Other unformatted IO operations deal with chunks of data at a time. These operations can be important if speed is an issue, but like other low-level operations they are error-prone. In particular, these operations require us to allocate and manage the character arrays (Section 4.3.1, p. 134) used to store and retrieve data.

The multi-byte operations are listed in Table A.5 (p. 837). It is worth noting that the get member is overloaded; there is a third version that reads a sequence of characters.

[View full width]
      char ch;    // Using a char here invites disaster!      // return from cin.get is converted from int to char and  then compared to an int      while ((ch = cin.get()) != EOF)               cout.put(ch); 

The get and getline functions take the same parameters, and their actions are similar but not identical. In each case, sink is a char array into which the data are placed. The functions read until one of the following conditions occurs:

• size - 1 characters are read

• End-of-file is encountered

• The delimiter character is encountered

Following any of these conditions, a null character is put in the next open position in the array. The difference between these functions is the treatment of the delimiter. get leaves the delimiter as the next character of the istream. getline reads and discards the delimiter. In either case, the delimiter is not stored in sink.

It is a common error to intend to remove the delimiter from the stream but to forget to do so.

Determining How Many Characters Were Read

Several of the read operations read an unknown number of bytes from the input. We can call gcount to determine how many characters the last unformatted input operation read. It is esssential to call gcount before any intervening unformatted input operation. In particular, the single-character operations that put characters back on the stream are also unformatted input operations.

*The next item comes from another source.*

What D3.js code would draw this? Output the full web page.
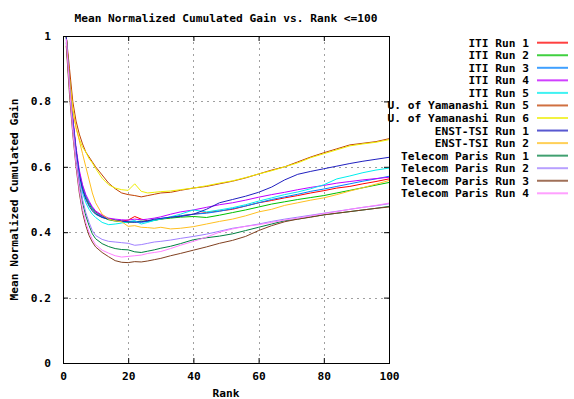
<!DOCTYPE html>
<html>
<head>
<meta charset="utf-8">
<script src="https://cdn.jsdelivr.net/npm/d3@7"></script>
<style>
  html, body { margin: 0; padding: 0; background: #fff; }
  svg { display: block; }
  text { font-family: "DejaVu Sans Mono", "Liberation Mono", monospace; font-weight: bold; font-size: 11.2px; fill: #000; }
</style>
</head>
<body>
<svg id="chart" width="574" height="399"></svg>
<script>
// Rank positions at which each run's mean nCG is sampled
const ranks = [1,2,3,4,5,6,7,8,9,10,12,14,16,18,20,22,24,26,28,30,33,36,40,44,48,52,56,60,64,68,72,76,80,84,88,92,96,100];

const runNames = [
  "ITI Run 1", "ITI Run 2", "ITI Run 3", "ITI Run 4", "ITI Run 5",
  "U. of Yamanashi Run 5", "U. of Yamanashi Run 6",
  "ENST-TSI Run 1", "ENST-TSI Run 2",
  "Telecom Paris Run 1", "Telecom Paris Run 2", "Telecom Paris Run 3", "Telecom Paris Run 4"
];

const runColors = [
  "#ff0000", "#00c000", "#0080ff", "#c000ff", "#00eeee",
  "#c04000", "#eeee00", "#2020c0", "#ffc020",
  "#008040", "#a080ff", "#804020", "#ff80ff"
];

const itiRun1 = [1.0,0.87,0.75,0.65,0.58,0.54,0.51,0.49,0.475,0.462,0.45,0.44,0.436,0.434,0.437,0.448,0.44,0.435,0.437,0.44,0.445,0.45,0.455,0.46,0.465,0.47,0.48,0.49,0.497,0.505,0.512,0.52,0.527,0.535,0.54,0.548,0.555,0.563];
const itiRun2 = [1.0,0.86,0.74,0.65,0.58,0.535,0.505,0.485,0.47,0.457,0.446,0.438,0.434,0.432,0.43,0.432,0.434,0.433,0.436,0.44,0.443,0.446,0.448,0.445,0.452,0.46,0.468,0.477,0.486,0.493,0.5,0.506,0.512,0.52,0.528,0.536,0.544,0.552];
const itiRun3 = [1.0,0.86,0.74,0.65,0.58,0.54,0.51,0.49,0.474,0.46,0.448,0.44,0.436,0.433,0.432,0.434,0.43,0.433,0.437,0.442,0.446,0.45,0.455,0.458,0.464,0.472,0.48,0.49,0.5,0.508,0.516,0.525,0.532,0.54,0.548,0.556,0.563,0.571];
const itiRun4 = [1.0,0.87,0.75,0.66,0.59,0.545,0.515,0.495,0.478,0.465,0.452,0.443,0.44,0.438,0.437,0.44,0.438,0.44,0.443,0.447,0.455,0.462,0.468,0.476,0.484,0.49,0.498,0.507,0.515,0.522,0.53,0.537,0.543,0.55,0.555,0.56,0.564,0.568];
const itiRun5 = [1.0,0.86,0.73,0.64,0.57,0.52,0.49,0.47,0.455,0.445,0.43,0.423,0.425,0.428,0.432,0.435,0.425,0.43,0.436,0.44,0.447,0.455,0.468,0.462,0.468,0.475,0.484,0.495,0.505,0.515,0.523,0.533,0.545,0.563,0.572,0.582,0.59,0.596];
const yamRun5 = [1.0,0.9,0.8,0.74,0.7,0.67,0.645,0.63,0.615,0.6,0.575,0.55,0.533,0.52,0.515,0.512,0.508,0.512,0.516,0.52,0.522,0.528,0.535,0.54,0.548,0.556,0.566,0.578,0.59,0.6,0.615,0.63,0.643,0.655,0.667,0.672,0.677,0.686];
const yamRun6 = [1.0,0.87,0.78,0.72,0.685,0.66,0.645,0.625,0.612,0.595,0.565,0.545,0.535,0.53,0.528,0.548,0.525,0.52,0.522,0.524,0.526,0.53,0.535,0.542,0.55,0.557,0.567,0.578,0.588,0.6,0.612,0.628,0.64,0.652,0.664,0.67,0.675,0.683];
const enstRun1 = [1.0,0.86,0.74,0.65,0.575,0.53,0.5,0.48,0.465,0.455,0.445,0.44,0.437,0.434,0.432,0.43,0.432,0.435,0.44,0.442,0.446,0.448,0.455,0.47,0.49,0.5,0.51,0.522,0.538,0.56,0.577,0.586,0.594,0.602,0.61,0.617,0.623,0.629];
const enstRun2 = [0.97,0.86,0.77,0.72,0.68,0.64,0.6,0.56,0.52,0.49,0.455,0.44,0.435,0.432,0.418,0.42,0.415,0.414,0.412,0.415,0.41,0.412,0.417,0.425,0.433,0.44,0.45,0.462,0.47,0.482,0.49,0.498,0.505,0.515,0.526,0.536,0.547,0.558];
const tpRun1 = [0.98,0.84,0.72,0.62,0.55,0.49,0.45,0.42,0.395,0.38,0.365,0.356,0.35,0.347,0.346,0.34,0.338,0.342,0.346,0.351,0.357,0.365,0.377,0.383,0.388,0.395,0.405,0.415,0.425,0.435,0.44,0.447,0.453,0.458,0.463,0.468,0.473,0.479];
const tpRun2 = [0.99,0.85,0.73,0.63,0.56,0.5,0.46,0.43,0.405,0.39,0.378,0.372,0.37,0.368,0.366,0.36,0.362,0.366,0.37,0.372,0.376,0.381,0.387,0.394,0.403,0.412,0.418,0.425,0.433,0.44,0.446,0.452,0.458,0.464,0.47,0.476,0.481,0.487];
const tpRun3 = [0.97,0.82,0.7,0.6,0.52,0.46,0.42,0.39,0.37,0.355,0.338,0.325,0.313,0.308,0.307,0.31,0.309,0.312,0.316,0.32,0.328,0.335,0.345,0.355,0.366,0.375,0.387,0.405,0.42,0.432,0.44,0.446,0.453,0.458,0.463,0.468,0.473,0.477];
const tpRun4 = [0.99,0.84,0.71,0.61,0.53,0.47,0.43,0.4,0.378,0.362,0.345,0.336,0.328,0.324,0.326,0.328,0.33,0.335,0.338,0.341,0.35,0.36,0.372,0.385,0.4,0.41,0.418,0.423,0.43,0.437,0.443,0.45,0.457,0.463,0.47,0.476,0.482,0.489];

const runValues = [itiRun1, itiRun2, itiRun3, itiRun4, itiRun5, yamRun5, yamRun6, enstRun1, enstRun2, tpRun1, tpRun2, tpRun3, tpRun4];

const xTicks = [0, 20, 40, 60, 80, 100];
const yTicks = [0, 0.2, 0.4, 0.6, 0.8, 1];

const svg = d3.select("#chart");
const W = 574, H = 399;
const plot = { left: 63, right: 389, top: 36, bottom: 363 };

svg.append("rect").attr("width", W).attr("height", H).attr("fill", "#fff");

const x = d3.scaleLinear().domain([0, 100]).range([plot.left, plot.right]);
const y = d3.scaleLinear().domain([0, 1]).range([plot.bottom, plot.top]);

// dotted grid
const grid = svg.append("g").attr("stroke", "#a0a0a0").attr("stroke-width", 1).attr("stroke-dasharray", "2,4");
xTicks.filter(t => t > 0 && t < 100).forEach(t => {
  grid.append("line").attr("x1", Math.round(x(t)) + 0.5).attr("x2", Math.round(x(t)) + 0.5)
    .attr("y1", plot.top).attr("y2", plot.bottom);
});
yTicks.filter(t => t > 0 && t < 1).forEach(t => {
  grid.append("line").attr("y1", Math.round(y(t)) + 0.5).attr("y2", Math.round(y(t)) + 0.5)
    .attr("x1", plot.left).attr("x2", plot.right);
});

// axes: labels outside, tick marks inward (mirrored on the opposite side)
const fmtY = d => d === 0 ? "0" : d === 1 ? "1" : d3.format(".1f")(d);
const yAxis = d3.axisLeft(y).tickValues(yTicks).tickFormat(fmtY).tickSizeInner(-5).tickSizeOuter(0).tickPadding(12);
svg.append("g").attr("transform", `translate(${plot.left},0)`).call(yAxis);
const xAxis = d3.axisBottom(x).tickValues(xTicks).tickFormat(d3.format("d")).tickSizeInner(-5).tickSizeOuter(0).tickPadding(9);
svg.append("g").attr("transform", `translate(0,${plot.bottom})`).call(xAxis);
svg.append("g").attr("transform", `translate(${plot.right},0)`)
  .call(d3.axisRight(y).tickValues(yTicks).tickFormat("").tickSizeInner(-5).tickSizeOuter(0));
svg.append("g").attr("transform", `translate(0,${plot.top})`)
  .call(d3.axisTop(x).tickValues(xTicks).tickFormat("").tickSizeInner(-5).tickSizeOuter(0));
svg.selectAll(".domain").remove();
svg.selectAll(".tick line").attr("stroke", "#000");
svg.selectAll(".tick text").attr("font-family", null).attr("font-size", null).style("font-weight", "bold");

// run curves
const line = d3.line().x((d, i) => x(ranks[i])).y(d => y(d));
const curves = svg.append("g").attr("fill", "none").attr("stroke-width", 1);
runValues.forEach((vals, i) => {
  curves.append("path").attr("d", line(vals)).attr("stroke", runColors[i]);
});

// plot border
svg.append("rect").attr("x", plot.left + 0.5).attr("y", plot.top + 0.5)
  .attr("width", plot.right - plot.left).attr("height", plot.bottom - plot.top)
  .attr("fill", "none").attr("stroke", "#000").attr("stroke-width", 1);

// titles
svg.append("text").attr("x", (plot.left + plot.right) / 2).attr("y", 22)
  .attr("text-anchor", "middle").text("Mean Normalized Cumulated Gain vs. Rank <=100");
svg.append("text").attr("x", (plot.left + plot.right) / 2).attr("y", 397)
  .attr("text-anchor", "middle").text("Rank");
svg.append("text").attr("transform", `translate(18,${(plot.top + plot.bottom) / 2}) rotate(-90)`)
  .attr("text-anchor", "middle").text("Mean Normalized Cumulated Gain");

// legend: key swatch to the right of each right-aligned label
const legend = svg.append("g");
runNames.forEach((name, i) => {
  const cy = 42.7 + i * 12.55;
  legend.append("text").attr("x", 529).attr("y", cy + 4).attr("text-anchor", "end").text(name);
  legend.append("rect").attr("x", 537).attr("y", cy - 1).attr("width", 31).attr("height", 2)
    .attr("fill", runColors[i]).attr("opacity", 0.75);
});
</script>
</body>
</html>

If peek, unget, or putback are called before calling gcount, then the return value will be 0!

A.3.8. Random Access to a Stream

The various stream types generally support random access to the data in their associated stream. We can reposition the stream so that it skips around, reading first the last line, then the first, and so on. The library provides a pair of functions to seek to a given location and to tell the current location in the associated stream.

Random IO is an inherently system-dependent. To understand how to use these features, you must consult your system's documentation.

Seek and Tell Functions

To support random access, the IO types maintain a marker that determines where the next read or write will happen. They also provide two functions: One repositions the marker by seeking to a given position; the second tells us the current position of the marker. The library actually defines two pairs of seek and tell functions, which are described in Table A.6. One pair is used by input streams, the other by output streams. The input and output versions are distinguished by a suffix that is either a g or a p. The g versions indicate that we are "getting" (reading) data, and the p functions indicate that we are "putting" (writing) data.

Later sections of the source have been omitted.